Orgía-Porfía, Ford y diversión,

besad a las chicas y hacedlas Uno.

Los chicos a la una con las chicas en paz;

la Orgía-Porfía libertad os da.

Orgía-Porfía… Los bailarines recogieron el estribillo litúrgico. Orgía-Porfía, Ford y diversión, besad a las chicas y hacedlas Uno… Y mientras cantaban, las luces empezaron a oscurecerse lentamente, y al tiempo que cedía su intensidad, se hacían más cálidas, más ricas, más rojas, hasta que al fin bailaban a la escarlata luz crepuscular de un Almacén de Embriones. Orgía-Porfía… En las tinieblas fetales, color de sangre, los bailarines siguieron circulando un rato, llevando el ritmo infatigable con pies y manos. Orgía-Porfía…

Después el círculo osciló se rompió, y cayó desintegrado parcialmente en el anillo de divanes que rodeaban con círculos concéntricos- la mesa y sus sillas planetarias. Orgía-Porfía… Tiernamente, la grave Voz arrullaba y zureaba; y en el rojo crepúsculo era como si una enorme paloma negra se cerniese, benévola, por encima de los bailarines, ahora en posición supina o prona.

Se hallaban de pie en la azotea; el Big Henry acababa de dar las once. La noche era apacible y cálida.

– Fue maravilloso, ¿verdad? -dijo Fifi Bradlaugh-. ¿Verdad que fue maravilloso?

Miró a Bernard con expresión de éxtasis, pero de un éxtasis en el cual no había vestigios de agitación o excitación.
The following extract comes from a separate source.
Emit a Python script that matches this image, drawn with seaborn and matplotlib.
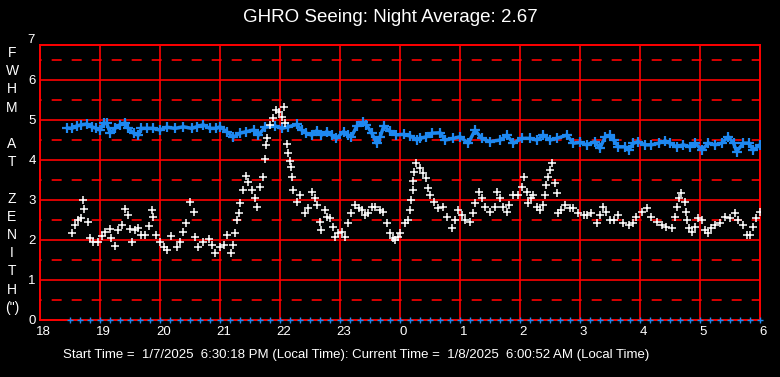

Porque estar excitado es estar todavía insatisfecho.

– ¿No te pareció maravilloso? -insistió, mirando fijamente a la cara de Bernard con aquellos ojos que lucían con un brillo sobrenatural.

– ¡Oh, sí, lo encontré maravilloso! -mintió Bernard.
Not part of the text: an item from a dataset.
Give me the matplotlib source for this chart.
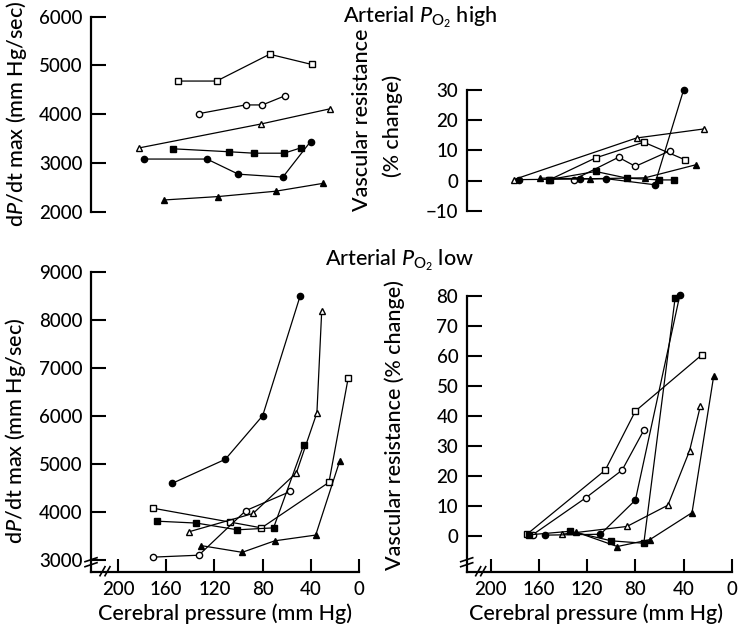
import matplotlib
matplotlib.use("Agg")
import matplotlib.pyplot as plt

plt.rcParams["font.family"] = ["Lato", "DejaVu Sans"]
plt.rcParams["font.weight"] = "medium"
plt.rcParams["mathtext.fontset"] = "custom"
plt.rcParams["mathtext.rm"] = "Lato:medium"
plt.rcParams["mathtext.it"] = "Lato:italic:medium"

# ---- Arterial PO2 high : dP/dt max (mm Hg/sec) vs cerebral pressure ----
hi_p_osq = [150, 118, 74, 39]
hi_dp_osq = [4680, 4680, 5230, 5020]
hi_p_oci = [133, 94, 80, 61]
hi_dp_oci = [4010, 4190, 4190, 4380]
hi_p_otr = [182, 81, 24]
hi_dp_otr = [3310, 3800, 4110]
hi_p_fsq = [154, 108, 87, 62, 48]
hi_dp_fsq = [3290, 3230, 3200, 3200, 3310]
hi_p_fci = [178, 126, 100, 63, 40]
hi_dp_fci = [3080, 3080, 2770, 2710, 3440]
hi_p_ftr = [162, 117, 69, 30]
hi_dp_ftr = [2240, 2310, 2420, 2580]

# ---- Arterial PO2 high : vascular resistance (% change) ----
hi_rp_osq = [151, 113, 73, 39]
hi_vr_osq = [0.3, 7.5, 12.7, 6.9]
hi_rp_oci = [131, 94, 80, 51]
hi_vr_oci = [0.3, 7.7, 4.7, 9.9]
hi_rp_otr = [181, 79, 23]
hi_vr_otr = [0.3, 14.1, 17.1]
hi_rp_fsq = [152, 113, 87, 60, 48]
hi_vr_fsq = [0.3, 3.0, 0.8, 0.2, 0.2]
hi_rp_fci = [177, 126, 104, 64, 40]
hi_vr_fci = [0.3, 0.5, 0.6, -1.4, 30]
hi_rp_ftr = [159, 118, 72, 30]
hi_vr_ftr = [0.8, 0.6, 0.9, 5.2]

# ---- Arterial PO2 low : dP/dt max ----
lo_p_osq = [171, 107, 81, 25, 9]
lo_dp_osq = [4080, 3790, 3670, 4620, 6800]
lo_p_oci = [171, 133, 94, 57]
lo_dp_oci = [3060, 3100, 4030, 4430]
lo_p_otr = [141, 88, 52, 35, 31]
lo_dp_otr = [3590, 3970, 4820, 6070, 8200]
lo_p_fsq = [168, 135, 101, 71, 46]
lo_dp_fsq = [3810, 3770, 3630, 3670, 5400]
lo_p_fci = [155, 111, 80, 49]
lo_dp_fci = [4600, 5100, 6010, 8500]
lo_p_ftr = [131, 97, 70, 36, 16]
lo_dp_ftr = [3300, 3160, 3400, 3520, 5070]

# ---- Arterial PO2 low : vascular resistance ----
lo_rp_osq = [170, 105, 80, 25]
lo_vr_osq = [0.5, 21.9, 41.6, 60.3]
lo_rp_oci = [165, 121, 91, 73]
lo_vr_oci = [0.4, 12.7, 21.9, 35.2]
lo_rp_otr = [141, 87, 53, 35, 26]
lo_vr_otr = [0.5, 3.1, 10.2, 28.4, 43.4]
lo_rp_fsq = [168, 134, 100, 73, 47]
lo_vr_fsq = [0.3, 1.5, -1.7, -2.5, 79.4]
lo_rp_fci = [155, 109, 80, 43]
lo_vr_fci = [0.2, 0.5, 11.9, 80.5]
lo_rp_ftr = [129, 95, 68, 33, 15]
lo_vr_ftr = [1.2, -3.6, -1.3, 7.7, 53.3]

pressure_ticks = [200, 160, 120, 80, 40, 0]

W, H = 738.0, 628.0
FS = 13.5   # tick labels
LS = 15.5   # titles and axis labels


def rect(left, top, right, bottom):
    """pixel box -> figure fraction"""
    return [left / W, 1 - bottom / H, (right - left) / W, (bottom - top) / H]


def draw_series(ax, x, y, marker, filled):
    ax.plot(x, y, color="black", lw=0.9, marker=marker, ms=5 if marker != "o" else 4.5,
            mfc="black" if filled else "white", mec="black", mew=1.0, clip_on=False)


def style(ax, ylim, yticks, ylabels, xaxis):
    ax.set_ylim(ylim)
    ax.set_yticks(yticks)
    ax.set_yticklabels(ylabels)
    ax.spines["top"].set_visible(False)
    ax.spines["right"].set_visible(False)
    ax.spines["left"].set_linewidth(1.6)
    ax.tick_params(axis="y", direction="in", length=11, width=1.5, pad=6, labelsize=FS)
    if xaxis:
        ax.set_xticks(pressure_ticks)
        ax.spines["bottom"].set_linewidth(1.6)
        ax.spines["bottom"].set_bounds(ax.get_xlim()[0], 0)
        ax.tick_params(axis="x", direction="in", length=9.5, width=1.5, pad=7, labelsize=FS)
    else:
        ax.spines["bottom"].set_visible(False)
        ax.set_xticks([])
        ax.spines["left"].set_bounds(ylim[0], ylim[1])


def break_marks(ax, w_px, h_px):
    kw = dict(color="black", lw=1.2, transform=ax.transAxes, clip_on=False)
    for dy in (5, 10):
        ax.plot([-6 / w_px, 6 / w_px], [dy / h_px, (dy + 4) / h_px], **kw)
    for dx in (9, 14):
        ax.plot([dx / w_px, (dx + 5) / w_px], [-4 / h_px, 5 / h_px], **kw)


fig = plt.figure(figsize=(W / 100, H / 100), dpi=100)

# top left
ax1 = fig.add_axes(rect(90.7, 16.7, 364.8, 211.7))
ax1.set_xlim(222.5, -5)
for x, y, m, f in [(hi_p_osq, hi_dp_osq, "s", False), (hi_p_oci, hi_dp_oci, "o", False),
                   (hi_p_otr, hi_dp_otr, "^", False), (hi_p_fsq, hi_dp_fsq, "s", True),
                   (hi_p_fci, hi_dp_fci, "o", True), (hi_p_ftr, hi_dp_ftr, "^", True)]:
    draw_series(ax1, x, y, m, f)
style(ax1, (2000, 6000), [2000, 3000, 4000, 5000, 6000],
      ["2000", "3000", "4000", "5000", "6000"], False)

# top right
ax2 = fig.add_axes(rect(466.7, 90, 737.8, 210.7))
ax2.set_xlim(220, -5)
for x, y, m, f in [(hi_rp_osq, hi_vr_osq, "s", False), (hi_rp_oci, hi_vr_oci, "o", False),
                   (hi_rp_otr, hi_vr_otr, "^", False), (hi_rp_fsq, hi_vr_fsq, "s", True),
                   (hi_rp_fci, hi_vr_fci, "o", True), (hi_rp_ftr, hi_vr_ftr, "^", True)]:
    draw_series(ax2, x, y, m, f)
style(ax2, (-10, 30), [-10, 0, 10, 20, 30], ["\u221210", "0", "10", "20", "30"], False)

# bottom left
ax3 = fig.add_axes(rect(91, 272.3, 365.1, 571.7))
ax3.set_xlim(222.5, -5)
for x, y, m, f in [(lo_p_osq, lo_dp_osq, "s", False), (lo_p_oci, lo_dp_oci, "o", False),
                   (lo_p_otr, lo_dp_otr, "^", False), (lo_p_fsq, lo_dp_fsq, "s", True),
                   (lo_p_fci, lo_dp_fci, "o", True), (lo_p_ftr, lo_dp_ftr, "^", True)]:
    draw_series(ax3, x, y, m, f)
style(ax3, (2756, 9000), [3000, 4000, 5000, 6000, 7000, 8000, 9000],
      ["3000", "4000", "5000", "6000", "7000", "8000", "9000"], True)
break_marks(ax3, 274.1, 299.4)

# bottom right
ax4 = fig.add_axes(rect(466.7, 296, 737.8, 571.7))
ax4.set_xlim(220, -5)
for x, y, m, f in [(lo_rp_osq, lo_vr_osq, "s", False), (lo_rp_oci, lo_vr_oci, "o", False),
                   (lo_rp_otr, lo_vr_otr, "^", False), (lo_rp_fsq, lo_vr_fsq, "s", True),
                   (lo_rp_fci, lo_vr_fci, "o", True), (lo_rp_ftr, lo_vr_ftr, "^", True)]:
    draw_series(ax4, x, y, m, f)
style(ax4, (-12, 80), [0, 10, 20, 30, 40, 50, 60, 70, 80],
      ["0", "10", "20", "30", "40", "50", "60", "70", "80"], True)
break_marks(ax4, 271.1, 275.7)

# titles and axis labels
fig.text(420 / W, 1 - 22 / H, r"Arterial $P_{\mathrm{O}_2}$ high", ha="center", va="baseline", fontsize=LS)
fig.text(400 / W, 1 - 265 / H, r"Arterial $P_{\mathrm{O}_2}$ low", ha="center", va="baseline", fontsize=LS)
fig.text(17 / W, 1 - 114 / H, r"d$P$/dt max (mm Hg/sec)", rotation=90, ha="center", va="center", fontsize=LS)
fig.text(16 / W, 1 - 431 / H, r"d$P$/dt max (mm Hg/sec)", rotation=90, ha="center", va="center", fontsize=LS)
fig.text(362 / W, 1 - 120 / H, "Vascular resistance", rotation=90, ha="center", va="center", fontsize=LS)
fig.text(393 / W, 1 - 126 / H, "(% change)", rotation=90, ha="center", va="center", fontsize=LS)
fig.text(395 / W, 1 - 425 / H, "Vascular resistance (% change)", rotation=90, ha="center", va="center", fontsize=LS)
fig.text(225 / W, 1 - 620 / H, "Cerebral pressure (mm Hg)", ha="center", va="baseline", fontsize=LS)
fig.text(596 / W, 1 - 620 / H, "Cerebral pressure (mm Hg)", ha="center", va="baseline", fontsize=LS)

fig.savefig("out.png", dpi=100)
Y desvió la mirada; la visión de aquel rostro transfigurado era a la vez una acusación y un irónico recordatorio de su propio aislamiento. Bernard se sentía ahora tan desdichadamente aislado como cuando había empezado el Servicio; más aislado a causa de su vaciedad no llenada, de su saciedad mortal. Separado y fuera de la armonía, en tanto que los otros se fundían en el Ser Más Grande.
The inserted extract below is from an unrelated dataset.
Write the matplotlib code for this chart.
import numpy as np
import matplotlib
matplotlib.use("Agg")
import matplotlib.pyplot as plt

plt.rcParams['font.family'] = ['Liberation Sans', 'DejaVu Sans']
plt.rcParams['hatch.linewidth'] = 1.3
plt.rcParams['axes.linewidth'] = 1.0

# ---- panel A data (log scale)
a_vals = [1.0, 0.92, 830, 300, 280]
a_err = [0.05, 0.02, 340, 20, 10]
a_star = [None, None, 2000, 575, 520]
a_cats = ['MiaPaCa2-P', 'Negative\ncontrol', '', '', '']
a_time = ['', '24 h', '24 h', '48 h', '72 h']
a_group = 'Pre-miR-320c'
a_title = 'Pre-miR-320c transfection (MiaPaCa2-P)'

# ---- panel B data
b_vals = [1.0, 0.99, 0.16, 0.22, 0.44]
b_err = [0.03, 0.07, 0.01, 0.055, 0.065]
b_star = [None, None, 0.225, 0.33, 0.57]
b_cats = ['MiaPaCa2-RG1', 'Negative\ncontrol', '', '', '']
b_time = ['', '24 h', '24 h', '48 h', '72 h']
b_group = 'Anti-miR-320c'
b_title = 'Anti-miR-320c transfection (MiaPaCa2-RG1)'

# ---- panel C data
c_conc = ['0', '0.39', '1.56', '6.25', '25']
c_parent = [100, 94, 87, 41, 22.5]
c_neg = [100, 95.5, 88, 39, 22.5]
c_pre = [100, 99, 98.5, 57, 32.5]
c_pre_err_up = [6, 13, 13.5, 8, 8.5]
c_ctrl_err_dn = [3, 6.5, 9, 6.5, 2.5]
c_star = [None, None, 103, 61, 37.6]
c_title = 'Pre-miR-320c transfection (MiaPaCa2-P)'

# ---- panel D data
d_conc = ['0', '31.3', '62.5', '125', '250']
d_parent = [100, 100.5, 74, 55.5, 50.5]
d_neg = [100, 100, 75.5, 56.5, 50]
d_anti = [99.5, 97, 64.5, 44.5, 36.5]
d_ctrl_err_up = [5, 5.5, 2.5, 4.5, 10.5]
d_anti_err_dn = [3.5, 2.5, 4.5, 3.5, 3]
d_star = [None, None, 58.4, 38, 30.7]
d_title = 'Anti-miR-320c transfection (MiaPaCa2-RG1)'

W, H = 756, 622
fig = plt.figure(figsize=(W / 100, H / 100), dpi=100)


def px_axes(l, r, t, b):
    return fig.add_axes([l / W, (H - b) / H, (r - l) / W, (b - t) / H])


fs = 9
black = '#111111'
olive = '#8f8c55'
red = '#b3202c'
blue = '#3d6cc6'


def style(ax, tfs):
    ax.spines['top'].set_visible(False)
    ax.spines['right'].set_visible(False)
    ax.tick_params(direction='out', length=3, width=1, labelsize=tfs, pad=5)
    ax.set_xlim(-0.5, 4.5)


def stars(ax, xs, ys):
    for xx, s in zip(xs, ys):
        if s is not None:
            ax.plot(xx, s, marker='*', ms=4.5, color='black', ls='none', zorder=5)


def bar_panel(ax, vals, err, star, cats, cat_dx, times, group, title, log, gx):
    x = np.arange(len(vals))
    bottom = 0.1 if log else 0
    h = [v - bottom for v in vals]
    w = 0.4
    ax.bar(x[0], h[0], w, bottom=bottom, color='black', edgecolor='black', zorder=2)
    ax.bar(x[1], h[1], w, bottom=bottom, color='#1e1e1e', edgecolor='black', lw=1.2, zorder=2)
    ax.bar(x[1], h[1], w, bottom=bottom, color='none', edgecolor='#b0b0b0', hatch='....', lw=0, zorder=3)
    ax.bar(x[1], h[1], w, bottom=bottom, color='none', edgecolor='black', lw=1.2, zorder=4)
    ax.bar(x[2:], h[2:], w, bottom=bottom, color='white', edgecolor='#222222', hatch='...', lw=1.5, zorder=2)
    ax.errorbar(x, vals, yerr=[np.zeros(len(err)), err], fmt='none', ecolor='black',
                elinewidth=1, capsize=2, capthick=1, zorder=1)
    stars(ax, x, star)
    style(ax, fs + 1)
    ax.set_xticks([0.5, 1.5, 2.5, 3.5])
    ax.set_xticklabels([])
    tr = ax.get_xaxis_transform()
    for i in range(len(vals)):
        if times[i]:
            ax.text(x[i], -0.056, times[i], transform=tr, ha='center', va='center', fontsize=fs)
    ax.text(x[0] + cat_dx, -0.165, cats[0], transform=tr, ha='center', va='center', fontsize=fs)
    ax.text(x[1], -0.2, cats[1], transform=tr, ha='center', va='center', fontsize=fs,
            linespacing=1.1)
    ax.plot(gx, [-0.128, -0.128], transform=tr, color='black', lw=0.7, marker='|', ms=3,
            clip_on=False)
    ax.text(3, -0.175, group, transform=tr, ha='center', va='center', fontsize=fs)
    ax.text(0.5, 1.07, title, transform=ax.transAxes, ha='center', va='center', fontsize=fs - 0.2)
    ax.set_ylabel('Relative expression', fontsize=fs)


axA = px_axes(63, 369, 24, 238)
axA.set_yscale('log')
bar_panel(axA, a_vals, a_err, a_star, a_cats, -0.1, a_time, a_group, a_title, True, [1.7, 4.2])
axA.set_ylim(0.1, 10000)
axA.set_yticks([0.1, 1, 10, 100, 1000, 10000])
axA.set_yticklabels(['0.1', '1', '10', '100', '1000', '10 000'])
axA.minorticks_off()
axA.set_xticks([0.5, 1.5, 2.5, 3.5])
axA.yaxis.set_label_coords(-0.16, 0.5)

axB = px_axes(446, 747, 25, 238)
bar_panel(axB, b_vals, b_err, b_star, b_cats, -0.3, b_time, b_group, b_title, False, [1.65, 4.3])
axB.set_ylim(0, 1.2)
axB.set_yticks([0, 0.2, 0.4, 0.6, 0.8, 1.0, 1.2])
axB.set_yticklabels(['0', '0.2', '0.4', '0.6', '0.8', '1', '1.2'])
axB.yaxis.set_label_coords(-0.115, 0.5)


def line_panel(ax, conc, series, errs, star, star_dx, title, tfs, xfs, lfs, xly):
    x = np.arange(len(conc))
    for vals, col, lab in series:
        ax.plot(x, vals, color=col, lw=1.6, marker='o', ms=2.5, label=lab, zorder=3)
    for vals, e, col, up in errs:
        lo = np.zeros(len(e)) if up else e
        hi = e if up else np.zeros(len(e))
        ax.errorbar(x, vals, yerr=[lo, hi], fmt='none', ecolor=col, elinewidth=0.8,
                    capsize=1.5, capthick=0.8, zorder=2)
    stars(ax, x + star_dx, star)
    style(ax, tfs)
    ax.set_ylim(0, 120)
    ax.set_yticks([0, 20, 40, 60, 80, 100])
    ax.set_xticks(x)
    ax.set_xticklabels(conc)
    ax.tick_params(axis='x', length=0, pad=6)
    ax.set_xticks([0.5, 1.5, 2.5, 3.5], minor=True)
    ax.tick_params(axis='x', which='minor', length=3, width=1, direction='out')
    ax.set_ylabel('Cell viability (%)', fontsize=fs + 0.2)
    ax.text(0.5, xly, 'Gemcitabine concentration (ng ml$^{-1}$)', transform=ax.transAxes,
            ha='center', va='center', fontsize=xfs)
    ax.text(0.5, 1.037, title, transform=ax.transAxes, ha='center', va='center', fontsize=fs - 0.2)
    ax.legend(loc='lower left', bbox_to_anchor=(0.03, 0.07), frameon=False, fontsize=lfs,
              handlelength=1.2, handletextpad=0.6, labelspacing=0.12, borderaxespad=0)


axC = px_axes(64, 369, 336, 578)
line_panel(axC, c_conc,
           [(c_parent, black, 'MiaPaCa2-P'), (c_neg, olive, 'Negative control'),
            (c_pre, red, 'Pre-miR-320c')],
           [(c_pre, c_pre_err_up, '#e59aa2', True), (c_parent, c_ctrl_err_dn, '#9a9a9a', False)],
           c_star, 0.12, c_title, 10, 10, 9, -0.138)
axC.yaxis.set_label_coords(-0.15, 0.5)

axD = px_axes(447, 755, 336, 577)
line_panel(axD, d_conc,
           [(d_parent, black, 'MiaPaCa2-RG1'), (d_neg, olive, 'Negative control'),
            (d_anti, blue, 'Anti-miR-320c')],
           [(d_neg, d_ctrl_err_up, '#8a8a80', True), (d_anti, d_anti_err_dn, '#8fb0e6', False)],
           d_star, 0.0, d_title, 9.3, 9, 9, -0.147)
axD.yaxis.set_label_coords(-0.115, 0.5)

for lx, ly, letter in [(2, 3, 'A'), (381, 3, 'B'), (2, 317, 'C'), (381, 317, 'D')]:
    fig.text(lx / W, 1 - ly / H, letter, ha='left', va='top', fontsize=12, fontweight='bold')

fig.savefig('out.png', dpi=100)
– Maravilloso de verdad -repitió.

Pero no podía dejar de pensar en la ceja de Morgana.

CAPITULO VI

1

Raro, raro, raro. Este era el veredicto de Lenina sobre Bernard Marx. Tan raro, que en el curso de las siguientes semanas se había preguntado más de una vez si no sería preferible cambiar de parecer en cuanto a lo de las vacaciones en Nuevo Méjico, y marcharse al Polo Norte con Benito Hoover. Lo malo era que Lenina ya conocía el Polo Norte; había estado allá con George Edzel el pasado verano, y, lo que era peor, lo había encontrado sumamente triste. Nada que hacer y el hotel sumamente anticuado: sin televisión en los dormitorios, sin órgano de perfumes, sólo con un poco de música sintética infecta, y nada más que veinticinco pistas móviles para los doscientos huéspedes. No, decididamente no podría soportar otra visita al Polo Norte. Además, en América sólo había estado una vez. Y en muy malas condiciones. Un simple fin de semana en Nueva York, en plan de economías. ¿Había ido con Jean-Jacques Habibullah o con Bokanovsky Jones? Ya no se acordaba. En todo caso, no tenía la menor importancia. La perspectiva de volar de nuevo hacia el Oeste, y por toda una semana, era muy atractiva. Además, pasarían al menos tres días en una Reserva para Salvajes. En todo el Centro sólo media docena de personas habían estado en el interior de una reserva para Salvajes. En su calidad de psicólogo Alfa-Beta, Bernard era uno de los pocos hombres que ella conocía, que podía obtener permiso para ello. Para Lenina, era aquélla una oportunidad única. Y, sin embargo, tan única era también la rareza de Bernard, que la muchacha había vacilado en aprovecharla, y hasta había pensado correr el riesgo de volver al Polo Norte con el simpático Benito. Cuando menos, Benito era normal. En tanto que Bernard…

Le pusieron alcohol en el sucedáneo. Esta era la explicación de Fanny para toda excentricidad. Pero Henry, con quien, una noche, mientras estaban juntos en cama, Lenina había discutido apasionadamente su nuevo amante, Henry había comparado al pobre Bernard a un rinoceronte.

– Es imposible domesticar a un rinoceronte -había dicho Henry en su estilo breve y vigoroso-. Hay hombres que son casi como los rinocerontes; no responden adecuadamente al condicionamiento. ¡Pobres diablos! Bernard es uno de ellos. Afortunadamente para él es excelente su profesión. De lo contrario, el director lo hubiese expulsado. Sin embargo -agregó, consolándola-, lo considero completamente inofensivo.